12. Uma vez transitada em julgado a decisão da prestação de contas, caso mantida a conclusão pela existência de valores a ressarcir, deverá ser observada a regra geral do direito das sucessões, segundo a qual os herdeiros respondem pelos encargos nas forças da herança transmitida, na forma do art. 1.792 do Código Civil. Aliás, em razão da possibilidade de transmissão da responsabilidade aos herdeiros é que entendo ser possível facultar o ingresso de eventuais herdeiros na qualidade de assistente simples.
13. Com essas considerações, divirjo do relator, para dar provimento ao agravo interno e determinar o prosseguimento do feito, com a sucessão do polo ativo pelo prestador de contas pelo administrador financeiro ou, na ausência, pelo partido.
14. É como voto.
Dessarte, com a vênia do E. Relator, voto no sentido de acolher a prefacial suscitada pela douta Procuradoria Regional Eleitoral, para citação do espólio ou dos sucessores do prestador falecido para integrar a lide (art. 110 do CPC), na ausência de registro da constituição de administrador financeiro (ID 43017733) e porque o Diretório Municipal do PSB de Alvorada, apesar de intimado, permaneceu silente (ID 44857716).

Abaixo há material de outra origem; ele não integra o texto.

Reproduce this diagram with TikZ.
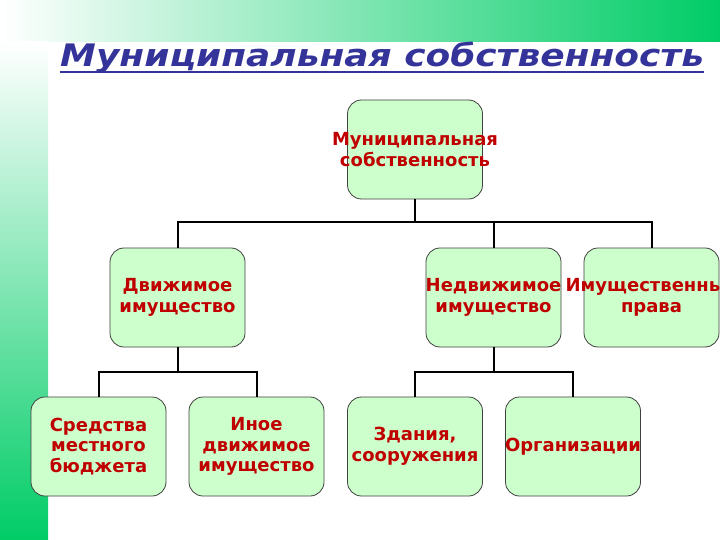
\documentclass[tikz,border=0pt]{standalone}
\usepackage{fontspec}
\setmainfont{DejaVu Sans}
\usepackage{tikz}
\definecolor{dgreen}{RGB}{0,204,102}
\definecolor{lgreen}{RGB}{204,255,204}
\definecolor{dred}{RGB}{192,0,0}
\definecolor{tblue}{RGB}{51,51,153}
% line that may stick out of its box
\newcommand{\ovl}[1]{\makebox[0pt]{#1}}

\begin{document}
\begin{tikzpicture}[x=1pt, y=-1pt,
  box/.style={draw=black!75, line width=0.8pt, fill=lgreen, rounded corners=14pt,
    minimum width=135pt, minimum height=99pt, inner sep=0pt, align=center,
    text=dred, font=\fontsize{18}{20.5}\selectfont\bfseries},
  link/.style={line width=2pt}]
  % Frame
  \useasboundingbox (0,0) rectangle (720,540);
  \fill[white] (0,0) rectangle (720,540);
  \shade[left color=white, right color=dgreen] (0,0) rectangle (720,42);
  \shade[top color=white, bottom color=dgreen] (0,42) rectangle (48,540);
  % Title
  \node[anchor=base west, inner sep=0pt, text=tblue, xscale=1.16, transform shape,
    font=\fontsize{31}{38}\selectfont\bfseries\itshape] (title) at (60,67)
    {Муниципальная собственность};
  \draw[tblue, line width=2.2pt] ([yshift=-5pt]title.base west) -- ([yshift=-5pt]title.base east);
  % Boxes
  \node[box] (root)   at (415,149.5)   {\ovl{Муниципальная}\\\ovl{собственность}};
  \node[box] (mov)    at (177.5,297.5) {Движимое\\имущество};
  \node[box] (immov)  at (493.5,297.5) {\ovl{Недвижимое}\\\ovl{имущество}};
  \node[box] (rights) at (651.5,297.5) {\ovl{Имущественные}\\\ovl{права}};
  \node[box] (funds)  at (98.5,446.5)  {Средства\\местного\\бюджета};
  \node[box] (other)  at (256.5,446.5) {Иное\\движимое\\имущество};
  \node[box] (build)  at (415,446.5)   {\ovl{Здания,}\\\ovl{сооружения}};
  \node[box] (orgs)   at (573,446.5)   {\ovl{Организации}};
  % Links
  \foreach \child in {mov,immov,rights}
    \draw[link] (root.south) -- ++(0,23) -| (\child.north);
  \foreach \child in {funds,other}
    \draw[link] (mov.south) -- ++(0,25) -| (\child.north);
  \foreach \child in {build,orgs}
    \draw[link] (immov.south) -- ++(0,25) -| (\child.north);
\end{tikzpicture}
\end{document}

Como se observa, há precedentes substanciais no e. TSE que suportam o entendimento de que o processo deve prosseguir seu trâmite, apesar do falecimento do prestador de contas.
Ante o exposto, o Ministério Público Eleitoral manifesta-se pela inclusão do feito em pauta para julgamento das contas, ratificando, no mérito, o parecer anteriormente juntado (ID 40122433).
Porto Alegre, 17 de outubro de 2022.
Procurador Regional Eleitoral.
1TRE-RS, PC nº 0600288-75, Rel. Des. Gerson Fischmann, j. em 15.6.2020, DJE de 23.6.2020. No mesmo sentido, PC nº 0600141-78, Rel. Des. Gerson Fischmann, j. em 20.06.2022, DJE de 22.06.2022, em que determinado também o recolhimento ao Tesouro Nacional de valores referentes a gastos irregulares com recursos do FP, não obstante a aprovação das contas com ressalvas.